Morena y su coalición electoral obtuvieron una clara victoria en las últimas elecciones. Sin embargo, la legitimidad electoral no implica infalibilidad. Por ello el oficialismo debería diseñar instancias de «autocontención» que, más allá de liderazgos personales, y dentro de su propia visión de país, ponga límites a los excesos y desatinos legislativos y de gobierno.
Nadie en sus cabales discute que la coalición electoral encabezada por el partido Morena ganó con claridad las elecciones del pasado 2 de junio. Nadie niega que fue la voluntad mayoritaria que dicha coalición tuviese una hegemonía en el Congreso, aunque conviene apuntar que tampoco se trató de un respaldo unánime, puesto que más de 40% del electorado se decantó por fuerzas políticas distintas. Es verdad también que, aun cuando la sobrerrepresatación mediante la cual consiguieron la mayoría calificada, es excesiva con respecto al porcentaje de voto popular obtenido, se consiguió a partir de la aplicación de criterios legales resueltos en el mismo sentido que en ocasiones anteriores.
Lo que definitivamente no es cierto es que «el pueblo» (que guste o no, incluye a ese 44% que no simpatiza con Morena) haya votado por la consolidación de un régimen de partido único. No se votó a favor de reformas para neutralizar el equilibrio de poderes ni se votó el sometimiento del Estado en su conjunto a los dictados –y ocurrencias– del partido oficial.
Pero, sobre todo –y esto es lo más importante–, no es cierto que la legitimidad que Morena y sus aliados recibió en la urnas les garantice infalibilidad.
En las primeras semanas de la nueva legislatura y del gobierno Federal, lo que se aprecia es una especie de íntimo convencimiento de que, por haber ganado las elecciones, tienen el aval del «pueblo» para tomar cualquier decisión que pudiera ocurrírseles y que además dicha decisión, por gloria y gracia de la cuarta transformación, será impoluta, adecuada y perfecta, y siempre para el bien de la patria.
Lamentablemente las cosas no son así. La coalición oficial, del mismo modo que cualquier organización humana, está expuesta al error, a la confusión, a la interpretación sesgada, a los intereses de poder dentro del propio movimiento y al exceso.

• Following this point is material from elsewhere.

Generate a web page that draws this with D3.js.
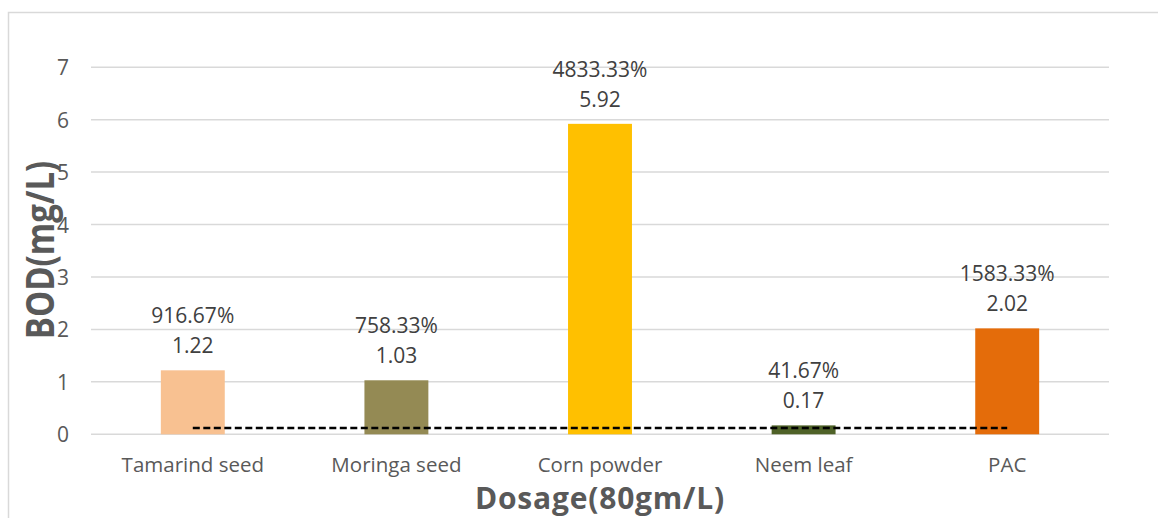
<!DOCTYPE html>
<html>
<head>
<meta charset="utf-8">
<script src="https://cdn.jsdelivr.net/npm/d3@7"></script>
<style>
  html, body { margin: 0; padding: 0; background: #fff; }
  svg { display: block; }
</style>
</head>
<body>
<svg id="chart" width="1158" height="518"></svg>
<script>
// BOD after treatment with each coagulant at 80 gm/L
const categories = ["Tamarind seed", "Moringa seed", "Corn powder", "Neem leaf", "PAC"];
const bodValues = [1.22, 1.03, 5.92, 0.17, 2.02];
const percentLabels = ["916.67%", "758.33%", "4833.33%", "41.67%", "1583.33%"];
const barColors = ["#F8C191", "#948A54", "#FFC000", "#4F6228", "#E46C0A"];
const referenceLevel = 0.12;   // dashed reference line
const yTicks = [0, 1, 2, 3, 4, 5, 6, 7];

const svg = d3.select("#chart");
const font = "'Open Sans', sans-serif";

// chart frame
svg.append("rect")
  .attr("x", 8.5).attr("y", 12.5)
  .attr("width", 1170).attr("height", 540)
  .attr("fill", "none").attr("stroke", "#d9d9d9").attr("stroke-width", 1.5);

const plot = { left: 91, right: 1109, top: 67.2, bottom: 434.3 };

const x = d3.scaleBand()
  .domain(categories)
  .range([plot.left, plot.right])
  .paddingInner(0.686)
  .paddingOuter(0.343);

const y = d3.scaleLinear()
  .domain([0, 7])
  .range([plot.bottom, plot.top]);

// gridlines
svg.append("g")
  .selectAll("line")
  .data(yTicks)
  .join("line")
  .attr("x1", plot.left).attr("x2", plot.right)
  .attr("y1", d => y(d)).attr("y2", d => y(d))
  .attr("stroke", "#d9d9d9").attr("stroke-width", 1.5);

// y axis tick labels
const yAxis = svg.append("g")
  .attr("transform", `translate(${plot.left - 22},0)`)
  .call(d3.axisLeft(y).tickValues(yTicks).tickFormat(d3.format("d")).tickSize(0).tickPadding(0));
yAxis.select(".domain").remove();
yAxis.selectAll("text")
  .attr("font-family", font).attr("font-size", 21)
  .attr("fill", "#595959").attr("dy", "0.36em");

// x axis category labels
const xAxis = svg.append("g")
  .attr("transform", `translate(0,${plot.bottom})`)
  .call(d3.axisBottom(x).tickSize(0).tickPadding(0));
xAxis.select(".domain").remove();
xAxis.selectAll("text")
  .attr("font-family", font).attr("font-size", 20.5)
  .attr("fill", "#595959").attr("y", 38).attr("dy", 0);

// bars
svg.append("g")
  .selectAll("rect")
  .data(categories)
  .join("rect")
  .attr("x", d => x(d))
  .attr("width", x.bandwidth())
  .attr("y", (d, i) => y(bodValues[i]))
  .attr("height", (d, i) => y(0) - y(bodValues[i]))
  .attr("fill", (d, i) => barColors[i]);

// dashed reference line
const refLine = d3.line()
  .x(d => x(d) + x.bandwidth() / 2)
  .y(() => y(referenceLevel));
svg.append("path")
  .datum(categories)
  .attr("d", refLine)
  .attr("fill", "none")
  .attr("stroke", "#000")
  .attr("stroke-width", 2.6)
  .attr("stroke-dasharray", "7,3.5");

// value labels: percentage above BOD value
const labels = svg.append("g")
  .attr("font-family", font).attr("font-size", 21)
  .attr("fill", "#404040").attr("text-anchor", "middle");
labels.selectAll("text.val")
  .data(categories)
  .join("text")
  .attr("class", "val")
  .attr("x", d => x(d) + x.bandwidth() / 2)
  .attr("y", (d, i) => y(bodValues[i]) - 17)
  .text((d, i) => bodValues[i].toFixed(2));
labels.selectAll("text.pct")
  .data(categories)
  .join("text")
  .attr("class", "pct")
  .attr("x", d => x(d) + x.bandwidth() / 2)
  .attr("y", (d, i) => y(bodValues[i]) - 47)
  .text((d, i) => percentLabels[i]);

// axis titles
svg.append("text")
  .attr("x", (plot.left + plot.right) / 2).attr("y", 509)
  .attr("text-anchor", "middle")
  .attr("font-family", font).attr("font-size", 30).attr("font-weight", "bold")
  .attr("letter-spacing", 0.8)
  .attr("fill", "#595959")
  .text("Dosage(80gm/L)");

svg.append("text")
  .attr("transform", "translate(54,250) rotate(-90) scale(1,1.2)")
  .attr("text-anchor", "middle")
  .attr("font-family", font).attr("font-size", 33).attr("font-weight", "bold")
  .attr("fill", "#595959")
  .text("BOD(mg/L)");
</script>
</body>
</html>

No es necesario ser experto para percibir el espíritu revanchista y soberbio con que el oficialismo legislativo se ha conducido en las últimas semanas. Y es más lamentable aún porque, aun sin coincidir con los postulados obradoristas, observo que el movimiento que gobierna México se encuentra ante la oportunidad histórica de cambiar los paradigmas del pasado y construir una nueva nación; deseablemente más próspera, justa y libre. Y ante dicho escenario, debería primar la actitud opuesta. Lo que el triunfo electoral debía despertar en el oficialismo es un sentido de la responsabilidad y el patriotismo muy profundo, porque sería lamentable que luego de afirmar con tanta vehemencia que ellos «son distintos», terminen por fallarle estrepitosamente a ese «pueblo de México» que tanto aseguran representar.
La preocupación genuina del oficialismo no debía estar en idear estrategias para pasarle por encima a una oposición inoperante y tan falta de ideas y de proyecto que casi podría considerársele inexistente.
Donde Morena, si de verdad le interesa convertirse en la gran «cuarta transformación de la vida nacional» que pregona, tendría que enfocar su atención, no es en encontrar nuevas maneras de tasajear la Constitución en esa especie de aquelarre delirante en que están inmersos, sino en diseñar mecanismos de «autocontención» y «autoajuste» verdaderamente operantes.
No digo, porque sería absurdo, y casi seguro contraproducente, que le den el poder de veto, crítica o cuestionamiento a una oposición que ha probado ser ineficaz. Lo que digo es que la coalición gobernante debe encontrar, dentro de su propia visión de país y dentro de sus propios cuadros, mecanismos autoimpuestos que le permitan generar sus propios contrapesos de «autocorrección» y crítica que pongan el bien y la estabilidad de nación por encima de las luchas internas por el poder y los desatinos propios del poder desmedido.
El objetivo de estos mecanismos sería analizar seriamente qué cambios transformarían realmente al país en un rumbo que satisfaga a esa mayoría que efectivamente los apoya, pero sin dar la espalda a la pluralidad, expresada muchas veces en esas minorías que completan la nación.
Estamos a tiempo de apelar a la mesura y la serenidad. No se trata de que el partido oficial renuncie al mandato popular ni al programa ideológico que los llevó al poder en 2018, pero tampoco podemos aceptar indiferentes que un atropellado delirio reformista destruya lo que generaciones de mexicanos, de todo el espectro ideológico, han construido con tanto esfuerzo y entrega.